- **TASK STATEMENT**
Search the material below for the string "with" and list each line that holds it.

- **RECORDS FOR THE EXERCISE**
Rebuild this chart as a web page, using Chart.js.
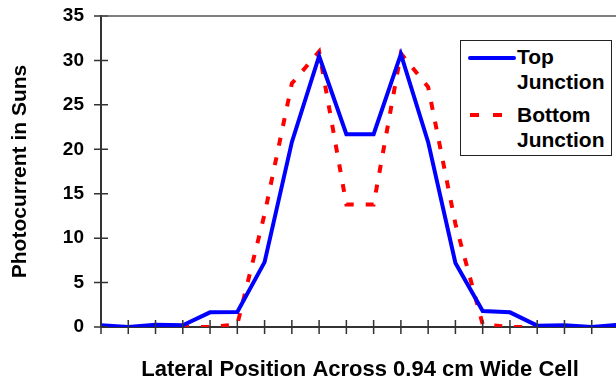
<!DOCTYPE html>
<html>
<head>
<meta charset="utf-8">
<title>Photocurrent across cell</title>
<script src="https://cdn.jsdelivr.net/npm/chart.js@4/dist/chart.umd.min.js"></script>
<style>
    html, body { margin: 0; padding: 0; background: #fff; }
    body { width: 616px; height: 384px; overflow: hidden; position: relative; }
    #chart { position: absolute; left: 0; top: 0; }
    #legend {
        position: absolute; left: 460px; top: 40px; width: 152px; height: 116px;
        box-sizing: border-box; border: 1.5px solid #222; background: #fff;
    }
    .entry {
        position: absolute; left: 56px; margin: 0;
        font: bold 21px/25px "Liberation Sans", Arial, sans-serif; color: #000; white-space: nowrap;
    }
    .swatch { position: absolute; left: 7px; }
</style>
</head>
<body>
<canvas id="chart" width="620" height="384"></canvas>
<div id="legend">
    <svg class="swatch" style="top:13px" width="48" height="8">
        <line x1="2" y1="4" x2="46" y2="4" stroke="#0000ff" stroke-width="4" stroke-linecap="round"/>
    </svg>
    <div class="entry" style="top:3px">Top<br>Junction</div>
    <svg class="swatch" style="top:70px" width="48" height="8">
        <line x1="2" y1="4" x2="34" y2="4" stroke="#ff0000" stroke-width="4" stroke-dasharray="9 14"/>
    </svg>
    <div class="entry" style="top:61px">Bottom<br>Junction</div>
</div>
<script>
// lateral positions across the cell (unlabelled category axis)
const positions = ['1', '2', '3', '4', '5', '6', '7', '8', '9', '10',
                   '11', '12', '13', '14', '15', '16', '17', '18', '19', '20'];

// photocurrent in suns
const topJunction    = [0.2, 0, 0.25, 0.2, 1.65, 1.7, 7.3, 20.8, 30.5, 21.7,
                        21.7, 30.7, 20.8, 7.2, 1.8, 1.65, 0.15, 0.2, 0, 0.25];
const bottomJunction = [0, 0, 0, 0, 0, 0.3, 12.7, 27.4, 31, 13.8,
                        13.8, 30.8, 27, 11.6, 0.3, 0, 0, 0, 0, 0];

const yTickValues = [0, 5, 10, 15, 20, 25, 30, 35];

const axisColor = '#333';
const boldFont = size => ({ family: '"Liberation Sans", Arial, sans-serif', size: size, weight: 'bold' });

/** Excel-style tick marks that cross the axis, plus the plot area's top edge */
const crossTicks = {
    id: 'crossTicks',
    afterDatasetsDraw(chart) {
        const { ctx, chartArea, scales: { x, y } } = chart;
        ctx.save();
        ctx.strokeStyle = axisColor;
        ctx.lineWidth = 1.5;
        ctx.beginPath();
        x.ticks.forEach((t, i) => {
            const px = x.getPixelForTick(i);
            ctx.moveTo(px, chartArea.bottom - 7);
            ctx.lineTo(px, chartArea.bottom + 7);
        });
        y.ticks.forEach((t, i) => {
            const py = y.getPixelForTick(i);
            ctx.moveTo(chartArea.left - 7, py);
            ctx.lineTo(chartArea.left + 7, py);
        });
        ctx.stroke();

        ctx.strokeStyle = '#555';
        ctx.beginPath();
        ctx.moveTo(chartArea.left, chartArea.top);
        ctx.lineTo(chartArea.right + 5, chartArea.top);
        ctx.stroke();
        ctx.restore();
    }
};

new Chart(document.getElementById('chart'), {
    type: 'line',
    data: {
        labels: positions,
        datasets: [
            {
                label: 'Top Junction',
                data: topJunction,
                borderColor: '#0000ff',
                borderWidth: 4,
                pointRadius: 0,
                tension: 0,
                fill: false
            },
            {
                label: 'Bottom Junction',
                data: bottomJunction,
                borderColor: '#ff0000',
                borderWidth: 4,
                borderDash: [8, 12],
                pointRadius: 0,
                tension: 0,
                fill: false
            }
        ]
    },
    options: {
        responsive: false,
        animation: false,
        layout: { padding: { top: 16, right: 1, left: 0, bottom: 0 } },
        plugins: {
            legend: { display: false },
            tooltip: { enabled: false }
        },
        scales: {
            x: {
                offset: false,
                grid: { drawOnChartArea: false, drawTicks: false },
                border: { color: axisColor, width: 2 },
                ticks: { display: false },
                title: {
                    display: true,
                    text: 'Lateral Position Across 0.94 cm Wide Cell',
                    color: '#000',
                    font: boldFont(22),
                    padding: { top: 0, bottom: 1 }
                },
                afterFit: scale => { scale.height = 57; }
            },
            y: {
                min: 0,
                max: 35,
                afterBuildTicks: scale => {
                    scale.ticks = yTickValues.map(v => ({ value: v }));
                },
                // invisible tick marks reserve the gap; the visible ones come from crossTicks
                grid: { drawOnChartArea: false, drawTicks: true, tickLength: 15, tickColor: 'rgba(0,0,0,0)' },
                border: { color: axisColor, width: 2 },
                ticks: { color: '#000', font: boldFont(19), padding: 2 },
                title: {
                    display: true,
                    text: 'Photocurrent in Suns',
                    color: '#000',
                    font: boldFont(21),
                    padding: { top: 8, bottom: 0 }
                },
                afterFit: scale => { scale.width = 101; }
            }
        }
    },
    plugins: [crossTicks]
});
</script>
</body>
</html>
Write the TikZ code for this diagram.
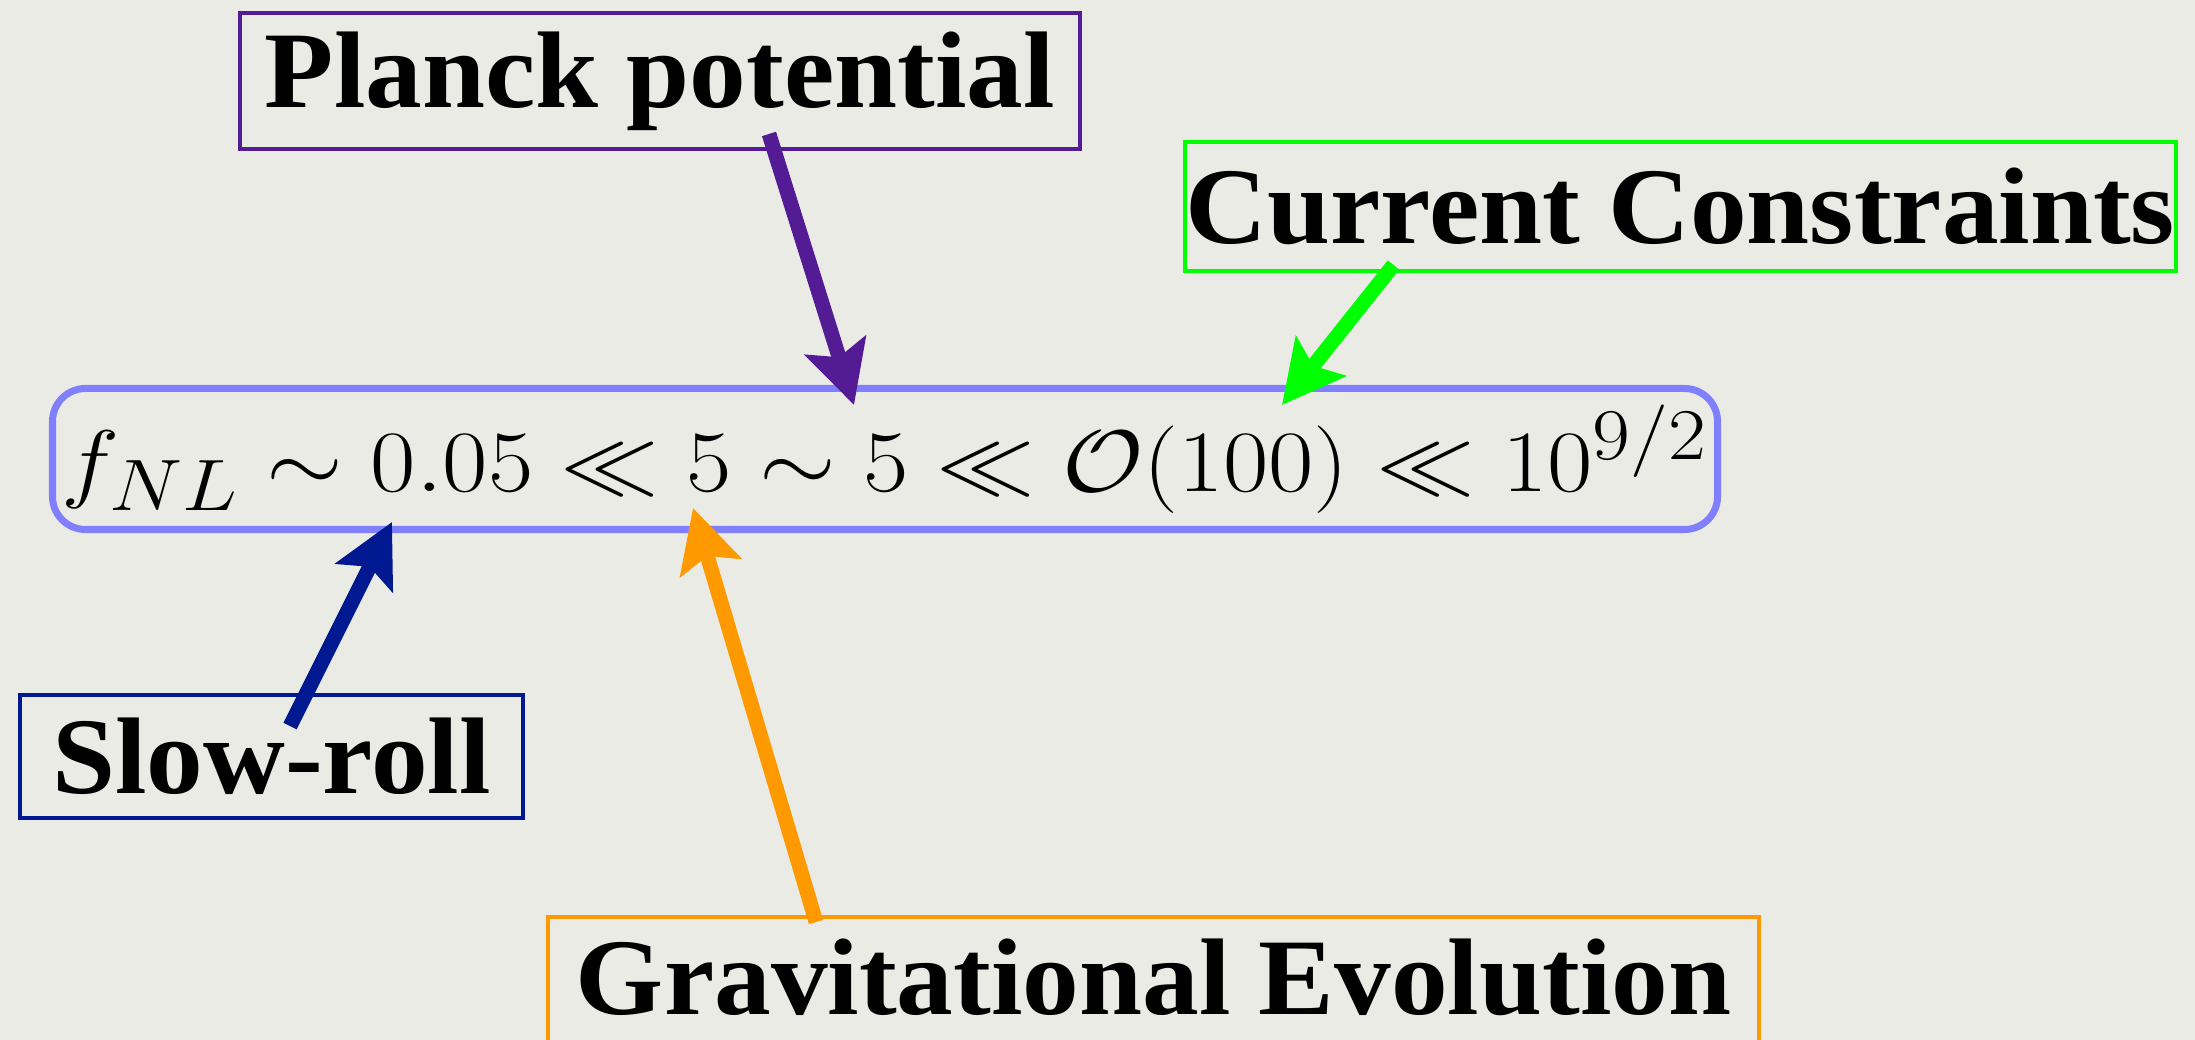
\documentclass[tikz,border=0pt]{standalone}
\usepackage{amsmath, amssymb}
\usepackage{fontspec}
\newfontfamily\labelfont{Liberation Serif}[FakeStretch=1.04]
\usepackage{tikz}
\usetikzlibrary{arrows.meta, calc, positioning}
\usepackage{xcolor}
\definecolor{bgcol}{RGB}{235,235,230}
\definecolor{eqcol}{RGB}{128,128,255}
\definecolor{planckcol}{RGB}{84,28,148}
\definecolor{currentcol}{RGB}{0,255,0}
\definecolor{slowcol}{RGB}{0,25,145}
\definecolor{gravcol}{RGB}{255,153,0}

\begin{document}
\begin{tikzpicture}[
    box/.style={rectangle, draw, line width=1.2pt, inner sep=0pt, align=center, font=\fontsize{31}{37}\selectfont\labelfont\bfseries},
    eqbox/.style={rectangle, draw=eqcol, line width=2pt, rounded corners=3.3mm, inner sep=0pt, minimum width=16.65cm, minimum height=1.41cm, font=\fontsize{29}{34}\selectfont},
    arrow/.style={-{Stealth[length=6.2mm, width=6.3mm, inset=1.2mm]}, line width=4.2pt}
]
    % background
    \useasboundingbox (0,0) rectangle (21.95,10.40);
    \fill[bgcol] (0,0) rectangle (21.95,10.40);

    % the estimate
    \node[eqbox] (eq) at (8.85,5.81) {\scalebox{1.128}[1]{$f_{NL} \sim 0.05 \ll 5 \sim 5 \ll \mathcal{O}(100) \ll 10^{9/2}$}};

    % labels
    \node[box, draw=planckcol, minimum width=8.40cm, minimum height=1.36cm, above=2.34cm of eq, xshift=-2.25cm] (planck) {Planck potential};
    \node[box, draw=currentcol, minimum width=9.91cm, minimum height=1.29cm, above=1.12cm of eq, xshift=7.955cm] (current) {Current Constraints};
    \node[box, draw=slowcol, minimum width=5.03cm, minimum height=1.23cm, below=1.60cm of eq, xshift=-6.135cm] (slowroll) {Slow-roll};
    \node[box, draw=gravcol, minimum width=12.11cm, minimum height=1.38cm, text depth=0.18cm, below=3.82cm of eq, xshift=2.685cm] (grav) {Gravitational Evolution};

    % arrows
    \draw[arrow, planckcol] ([xshift=1.09cm, yshift=0.17cm]planck.south) -- ([xshift=-0.31cm, yshift=-0.20cm]eq.north);
    \draw[arrow, currentcol] ([xshift=-2.87cm, yshift=0.08cm]current.south) -- ([xshift=3.97cm, yshift=-0.20cm]eq.north);
    \draw[arrow, slowcol] ([xshift=0.185cm, yshift=-0.33cm]slowroll.north) -- ([xshift=-4.93cm, yshift=0.11cm]eq.south);
    \draw[arrow, gravcol] ([xshift=-3.375cm, yshift=-0.07cm]grav.north) -- ([xshift=-1.92cm, yshift=0.25cm]eq.south);
\end{tikzpicture}
\end{document}
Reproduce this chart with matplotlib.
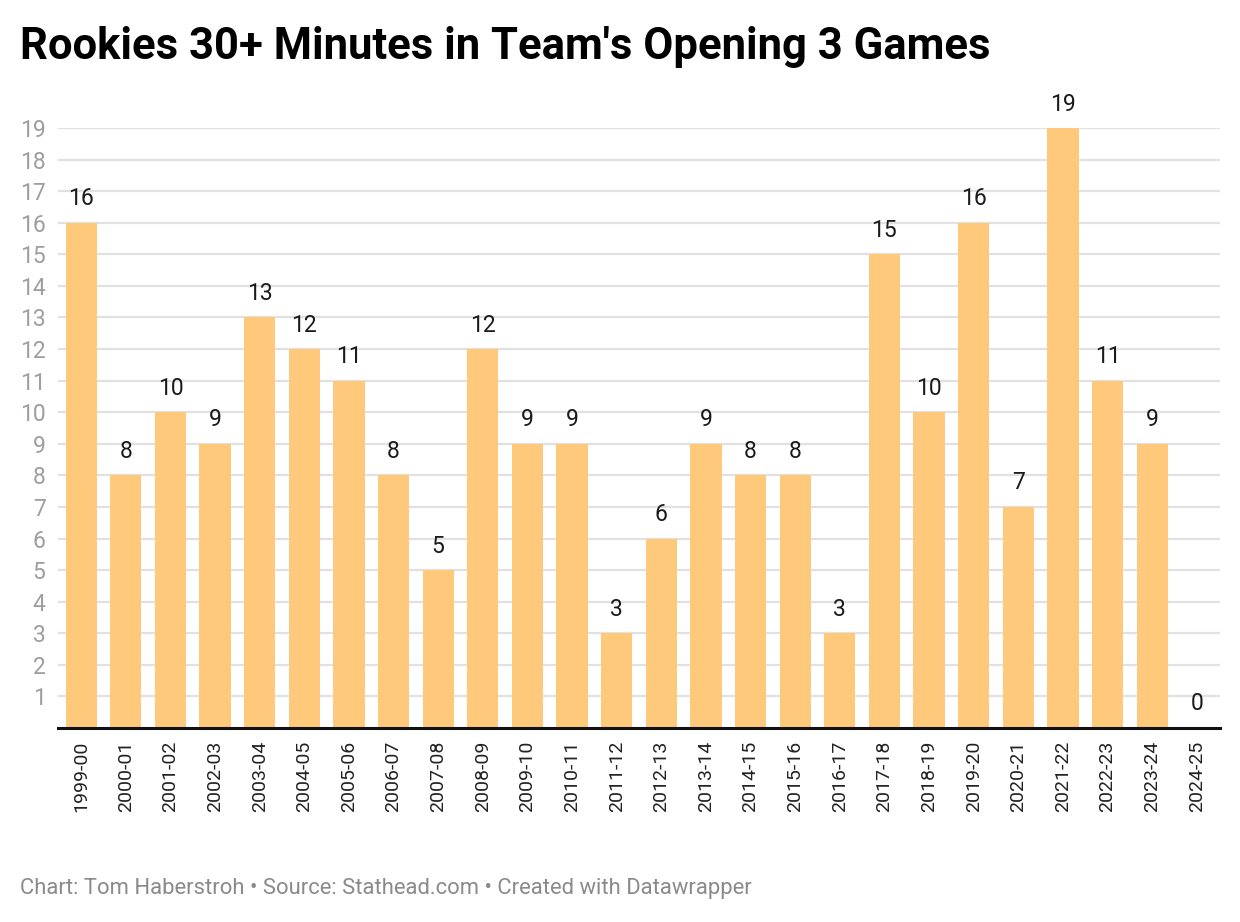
import matplotlib.pyplot as plt
import numpy as np

seasons = ['1999-00', '2000-01', '2001-02', '2002-03', '2003-04', '2004-05', '2005-06',
           '2006-07', '2007-08', '2008-09', '2009-10', '2010-11', '2011-12', '2012-13',
           '2013-14', '2014-15', '2015-16', '2016-17', '2017-18', '2018-19', '2019-20',
           '2020-21', '2021-22', '2022-23', '2023-24', '2024-25']
rookies = [16, 8, 10, 9, 13, 12, 11, 8, 5, 12, 9, 9, 3, 6, 9, 8, 8, 3, 15, 10, 16, 7, 19, 11, 9, 0]

plt.rcParams['font.family'] = ['Roboto', 'DejaVu Sans']

fig = plt.figure(figsize=(12.4, 9.22), dpi=100)
ax = fig.add_axes([58 / 1240, 1 - 728 / 922, (1220 - 58) / 1240, 600 / 922])

x = np.arange(len(seasons))
bars = ax.bar(x, rookies, width=0.70, color='#fec97a', zorder=2)

for xi, v in zip(x, rookies):
    ax.annotate(str(v), (xi, v), xytext=(0, 9), textcoords='offset points',
                ha='center', va='bottom', fontsize=16.5, color='#1a1a1a', clip_on=False)

ax.set_xlim(-0.52, len(seasons) - 0.48)
ax.set_ylim(0, 19)
ax.set_yticks(range(1, 20))
ax.yaxis.grid(True, color='#e1e1e1', linewidth=1.6, zorder=0)
ax.set_axisbelow(True)
ax.tick_params(axis='y', length=0, pad=9, labelsize=16.5, labelcolor='#9e9e9e')
ax.set_xticks(x)
ax.set_xticklabels(seasons, rotation=90, fontsize=14, color='#222222')
ax.tick_params(axis='x', length=0, pad=9)

for side in ['top', 'right', 'left']:
    ax.spines[side].set_visible(False)
ax.spines['bottom'].set_color('#111111')
ax.spines['bottom'].set_linewidth(2.2)
ax.spines['bottom'].set_zorder(3)

fig.text(20 / 1240, 1 - 47 / 922, "Rookies 30+ Minutes in Team's Opening 3 Games",
         fontsize=31.4, fontweight='bold', color='#000000', va='center', ha='left')
fig.text(20 / 1240, 1 - 888 / 922,
         "Chart: Tom Haberstroh \u2022 Source: Stathead.com \u2022 Created with Datawrapper",
         fontsize=15.85, color='#8a8a8a', va='center', ha='left')

fig.savefig('out.png', dpi=100, facecolor='white')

- **PROBLEM SOLUTION**
Reproduce this chart with matplotlib.
         "Chart: Tom Haberstroh \u2022 Source: Stathead.com \u2022 Created with Datawrapper",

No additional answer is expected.